START
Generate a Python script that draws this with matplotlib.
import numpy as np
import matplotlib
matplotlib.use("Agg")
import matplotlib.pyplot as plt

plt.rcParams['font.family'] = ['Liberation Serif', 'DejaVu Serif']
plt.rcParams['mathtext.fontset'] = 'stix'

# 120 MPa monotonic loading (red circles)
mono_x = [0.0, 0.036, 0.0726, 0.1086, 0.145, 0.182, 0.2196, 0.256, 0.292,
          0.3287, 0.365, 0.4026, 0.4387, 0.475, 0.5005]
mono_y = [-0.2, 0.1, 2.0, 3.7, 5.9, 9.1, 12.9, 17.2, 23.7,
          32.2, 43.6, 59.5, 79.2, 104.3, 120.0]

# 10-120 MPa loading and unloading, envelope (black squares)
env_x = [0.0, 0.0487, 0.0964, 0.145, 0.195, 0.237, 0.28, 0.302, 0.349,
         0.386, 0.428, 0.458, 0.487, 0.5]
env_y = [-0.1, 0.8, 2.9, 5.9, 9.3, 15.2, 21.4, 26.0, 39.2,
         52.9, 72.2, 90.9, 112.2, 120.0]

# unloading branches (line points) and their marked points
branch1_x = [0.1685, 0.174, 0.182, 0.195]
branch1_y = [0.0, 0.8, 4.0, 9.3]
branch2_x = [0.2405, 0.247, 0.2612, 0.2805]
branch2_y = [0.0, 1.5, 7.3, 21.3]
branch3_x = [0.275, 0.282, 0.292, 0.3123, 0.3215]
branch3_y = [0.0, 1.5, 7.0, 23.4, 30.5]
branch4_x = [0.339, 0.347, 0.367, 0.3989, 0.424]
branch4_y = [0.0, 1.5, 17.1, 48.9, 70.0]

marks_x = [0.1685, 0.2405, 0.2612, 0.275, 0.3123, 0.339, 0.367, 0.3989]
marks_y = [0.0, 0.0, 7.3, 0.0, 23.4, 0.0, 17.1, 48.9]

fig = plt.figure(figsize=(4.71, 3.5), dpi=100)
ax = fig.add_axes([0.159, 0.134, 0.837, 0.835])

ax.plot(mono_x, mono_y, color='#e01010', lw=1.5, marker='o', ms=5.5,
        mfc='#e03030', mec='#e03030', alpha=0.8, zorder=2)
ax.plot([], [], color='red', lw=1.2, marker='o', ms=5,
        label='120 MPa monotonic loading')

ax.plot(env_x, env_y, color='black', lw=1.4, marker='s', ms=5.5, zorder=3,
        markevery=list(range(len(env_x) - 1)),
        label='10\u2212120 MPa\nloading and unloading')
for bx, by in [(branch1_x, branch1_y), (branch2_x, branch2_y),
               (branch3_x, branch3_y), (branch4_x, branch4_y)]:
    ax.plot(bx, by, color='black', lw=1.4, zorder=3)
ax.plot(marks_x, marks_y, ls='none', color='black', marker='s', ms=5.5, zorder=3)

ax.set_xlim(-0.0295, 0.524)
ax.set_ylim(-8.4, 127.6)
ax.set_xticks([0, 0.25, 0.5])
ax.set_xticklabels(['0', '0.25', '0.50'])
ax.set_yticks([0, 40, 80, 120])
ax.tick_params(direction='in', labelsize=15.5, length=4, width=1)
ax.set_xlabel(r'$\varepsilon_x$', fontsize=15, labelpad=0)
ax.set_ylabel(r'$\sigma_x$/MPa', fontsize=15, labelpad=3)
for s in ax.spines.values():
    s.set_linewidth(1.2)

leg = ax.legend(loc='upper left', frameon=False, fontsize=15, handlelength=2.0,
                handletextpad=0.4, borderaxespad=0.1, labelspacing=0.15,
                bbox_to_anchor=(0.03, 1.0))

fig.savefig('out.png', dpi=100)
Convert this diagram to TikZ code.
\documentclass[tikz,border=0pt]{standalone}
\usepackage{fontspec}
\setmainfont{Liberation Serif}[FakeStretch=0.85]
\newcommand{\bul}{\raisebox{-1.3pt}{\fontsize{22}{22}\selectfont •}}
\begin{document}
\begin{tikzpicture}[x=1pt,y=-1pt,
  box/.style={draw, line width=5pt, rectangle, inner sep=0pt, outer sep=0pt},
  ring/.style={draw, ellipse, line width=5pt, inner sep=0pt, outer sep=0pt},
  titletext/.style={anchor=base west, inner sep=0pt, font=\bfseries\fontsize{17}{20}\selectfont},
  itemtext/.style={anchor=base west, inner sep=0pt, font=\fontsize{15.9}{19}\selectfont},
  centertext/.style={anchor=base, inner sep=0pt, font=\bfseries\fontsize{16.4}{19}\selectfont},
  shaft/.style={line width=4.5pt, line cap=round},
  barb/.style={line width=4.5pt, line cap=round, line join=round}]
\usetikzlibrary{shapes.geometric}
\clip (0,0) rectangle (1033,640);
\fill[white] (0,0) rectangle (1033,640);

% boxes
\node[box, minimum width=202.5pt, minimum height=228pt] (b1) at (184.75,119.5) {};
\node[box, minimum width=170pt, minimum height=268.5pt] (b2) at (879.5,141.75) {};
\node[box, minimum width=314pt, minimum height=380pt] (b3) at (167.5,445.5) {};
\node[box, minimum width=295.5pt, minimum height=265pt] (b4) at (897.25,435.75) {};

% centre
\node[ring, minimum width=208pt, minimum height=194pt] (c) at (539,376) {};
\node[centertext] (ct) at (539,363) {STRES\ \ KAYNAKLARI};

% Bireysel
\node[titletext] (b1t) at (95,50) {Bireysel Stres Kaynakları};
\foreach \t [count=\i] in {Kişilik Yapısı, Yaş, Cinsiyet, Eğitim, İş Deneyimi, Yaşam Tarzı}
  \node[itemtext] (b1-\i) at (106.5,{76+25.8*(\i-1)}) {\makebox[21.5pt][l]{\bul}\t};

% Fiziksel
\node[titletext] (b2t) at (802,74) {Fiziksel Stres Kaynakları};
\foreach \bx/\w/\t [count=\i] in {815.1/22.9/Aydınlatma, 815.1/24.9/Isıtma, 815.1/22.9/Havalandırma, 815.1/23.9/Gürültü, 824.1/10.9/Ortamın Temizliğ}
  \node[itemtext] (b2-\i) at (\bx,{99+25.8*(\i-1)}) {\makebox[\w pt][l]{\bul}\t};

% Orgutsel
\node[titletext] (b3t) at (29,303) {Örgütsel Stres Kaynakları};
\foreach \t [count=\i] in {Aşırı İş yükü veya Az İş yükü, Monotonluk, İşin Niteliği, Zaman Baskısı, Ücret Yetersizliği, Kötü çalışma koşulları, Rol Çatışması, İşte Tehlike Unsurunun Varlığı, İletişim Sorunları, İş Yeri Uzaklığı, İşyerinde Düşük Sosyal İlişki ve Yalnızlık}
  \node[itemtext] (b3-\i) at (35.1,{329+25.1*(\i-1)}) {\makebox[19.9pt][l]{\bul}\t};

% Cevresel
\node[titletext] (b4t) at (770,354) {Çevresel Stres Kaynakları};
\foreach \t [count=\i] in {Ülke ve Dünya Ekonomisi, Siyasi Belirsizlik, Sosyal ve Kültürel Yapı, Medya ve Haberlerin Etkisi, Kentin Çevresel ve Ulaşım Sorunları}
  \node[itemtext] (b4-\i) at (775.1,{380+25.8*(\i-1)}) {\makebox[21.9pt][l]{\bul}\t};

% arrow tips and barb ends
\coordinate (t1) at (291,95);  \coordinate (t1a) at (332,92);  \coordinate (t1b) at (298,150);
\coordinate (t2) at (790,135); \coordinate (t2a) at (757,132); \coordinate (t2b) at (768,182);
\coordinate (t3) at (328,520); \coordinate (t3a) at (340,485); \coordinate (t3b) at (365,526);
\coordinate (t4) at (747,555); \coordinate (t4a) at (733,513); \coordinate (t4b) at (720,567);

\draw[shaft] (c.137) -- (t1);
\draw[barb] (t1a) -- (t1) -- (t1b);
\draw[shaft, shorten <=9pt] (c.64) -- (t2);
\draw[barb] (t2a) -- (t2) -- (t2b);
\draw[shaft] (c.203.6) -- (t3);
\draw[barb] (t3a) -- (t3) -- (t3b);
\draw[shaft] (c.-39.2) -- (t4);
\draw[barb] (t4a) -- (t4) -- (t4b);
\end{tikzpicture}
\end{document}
END
Quote, word for word, every line from the top of the entries through the line that holds "label='120 MPa monotonic loading')".

* **EXERCISE OUTPUT**
Generate a Python script that draws this with matplotlib.
import numpy as np
import matplotlib
matplotlib.use("Agg")
import matplotlib.pyplot as plt

plt.rcParams['font.family'] = ['Liberation Serif', 'DejaVu Serif']
plt.rcParams['mathtext.fontset'] = 'stix'

# 120 MPa monotonic loading (red circles)
mono_x = [0.0, 0.036, 0.0726, 0.1086, 0.145, 0.182, 0.2196, 0.256, 0.292,
          0.3287, 0.365, 0.4026, 0.4387, 0.475, 0.5005]
mono_y = [-0.2, 0.1, 2.0, 3.7, 5.9, 9.1, 12.9, 17.2, 23.7,
          32.2, 43.6, 59.5, 79.2, 104.3, 120.0]

# 10-120 MPa loading and unloading, envelope (black squares)
env_x = [0.0, 0.0487, 0.0964, 0.145, 0.195, 0.237, 0.28, 0.302, 0.349,
         0.386, 0.428, 0.458, 0.487, 0.5]
env_y = [-0.1, 0.8, 2.9, 5.9, 9.3, 15.2, 21.4, 26.0, 39.2,
         52.9, 72.2, 90.9, 112.2, 120.0]

# unloading branches (line points) and their marked points
branch1_x = [0.1685, 0.174, 0.182, 0.195]
branch1_y = [0.0, 0.8, 4.0, 9.3]
branch2_x = [0.2405, 0.247, 0.2612, 0.2805]
branch2_y = [0.0, 1.5, 7.3, 21.3]
branch3_x = [0.275, 0.282, 0.292, 0.3123, 0.3215]
branch3_y = [0.0, 1.5, 7.0, 23.4, 30.5]
branch4_x = [0.339, 0.347, 0.367, 0.3989, 0.424]
branch4_y = [0.0, 1.5, 17.1, 48.9, 70.0]

marks_x = [0.1685, 0.2405, 0.2612, 0.275, 0.3123, 0.339, 0.367, 0.3989]
marks_y = [0.0, 0.0, 7.3, 0.0, 23.4, 0.0, 17.1, 48.9]

fig = plt.figure(figsize=(4.71, 3.5), dpi=100)
ax = fig.add_axes([0.159, 0.134, 0.837, 0.835])

ax.plot(mono_x, mono_y, color='#e01010', lw=1.5, marker='o', ms=5.5,
        mfc='#e03030', mec='#e03030', alpha=0.8, zorder=2)
ax.plot([], [], color='red', lw=1.2, marker='o', ms=5,
        label='120 MPa monotonic loading')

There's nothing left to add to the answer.